Why Services Need Designing

Look at the structure of a typical organisation.

Departments arranged neatly by specialism. Marketing, Sales, IT, Product, Support etc. This maps along a “value chain”. Customers go through a funnel, starting with Marketing, Sales, all the way to Customer Service.

This might make sense from an organisational standpoint. But from the perspective of a customer, it can lead to a fragmented experience of a service. As services tend to span different teams, each with their own goals, processes, and systems, the experience can be disorienting.

How often has this happened when you’re phoning customer support with an issue:

The first representative picks up. After explaining your issue, they pass you to a different team saying they “don’t have visibility of your record in their system”, or “another team deals with this”. The next representative then passes you to a “specialist” as they’re not an expert on your case. All the while, you’re requested to repeat the same information over and over. How can this be so hard? You wonder.
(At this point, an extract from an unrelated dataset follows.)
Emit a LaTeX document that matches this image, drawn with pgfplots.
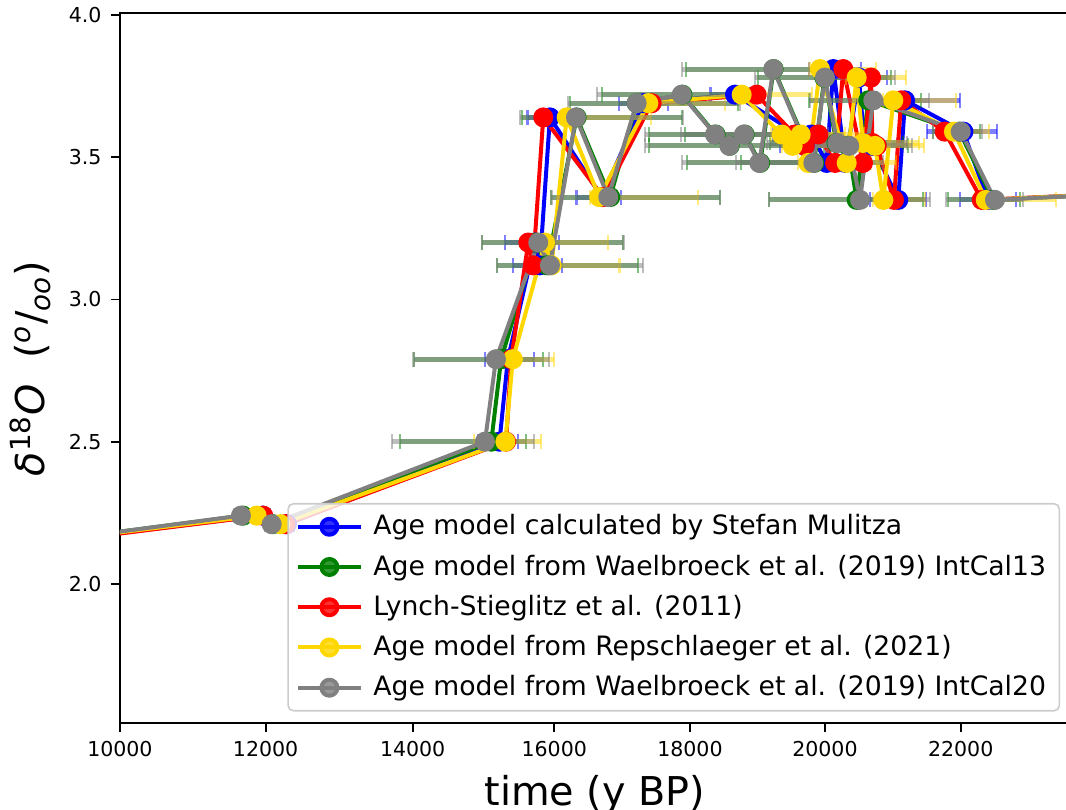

What you’re experiencing here first-hand, is the manifestation of that company’s siloed structure.

Ultimately, customers don’t care how the teams are structured, or how responsibility is divided. To them, they are interacting with one company, so expect one unified experience. This highlights a gap. A gap between the way that companies are organised, and the expectations of customers.

It’s this precise gap, which a growing field called “Service Design” aims to bridge.

What is Service Design

Let’s start with a definition. According to the Nielsen Norman Group:

Service design is the activity of planning and organizing a business’s resources (people, props, and processes) in order to (1) directly improve the employee’s experience, and (2) indirectly, the customer’s experience. 

Products vs. Services

Products and services are very different beasts. Yet companies often treat them in a similar way.

Products are tangible things that you can touch and have a physical presence, like a chair or a fridge. But services are intangible, and are realised through a series interactions with the end user(s).

Whereas products tend to be static, services take users on a journey. So when a user experiences a service, they care not only for the quality of each interaction, but also how they come together as a whole.

Design as a Practice

The purpose of design is to create products and services that deliver value to users.

Methods such as design thinking encourage feedback loops between key users and stakeholders. This is then taken as input to shape the design of products and services.

By involving a wider set of stakeholders, the design process can take into account these broader needs and help to validate assumptions.

As services are often complex and involve a range of different teams, these design practices can prove particularly useful.

Putting it Together – Service Design

In summary, services take the user on a journey and can be complex. It may involve many people, processes and systems to make it happen – many of which aren’t even visible to the end user.

Additionally, because of the siloed nature of organisations, people delivering the service tend to lack an end-to-end view of it, and how they fit in to the bigger picture.

Service Design therefore provides tools and techniques to make this service visible, with the involvement of the different stakeholders that comprise it.

It might involve first zooming into a particular part of the service e.g. customer onboarding, as customers had found it problematic. You would then bring all groups involved or affected by the service together to map the end-to-end scenario in workshops.

In doing so, you would look to discover the main pain points or inefficiencies in this journey, as well as how users are feeling at each step. Eventually, you would prototype service options in collaboration with these stakeholders.

The end result could be a service that delivers greater value to end users. One that improves the day-to-day experience for employees. Or one that involves less redundancy and is more seamless – ideally all the above!

As you can tell, the practice of Service Design is a highly collaborative one. It’s a method that promotes empathy towards users (customers and employees included), helps those who make up the service see it in its entirety, and work to continually improve it. 

For a visual example of Service Design, here’s a short illustration involving two Coffee Shops:

Conclusion

The aim of this article was to introduce what Service Design is, and some of the problems it addresses. As ~75% of GDP in developed economies are already made up of services, methods like Service Design will likely become increasingly relevant and embraced within organisations moving forwards.

This might just lead to a world where we experience a bit less frustration with the wide range of services we use day to day. Whether this be in healthcare, the financial sector and beyond.

In future articles I will dive deeper into how Service Design might be applied in practice. As well as how it complements, yet sets itself apart from, other customer-centric design methodologies like Design Thinking or UX Design.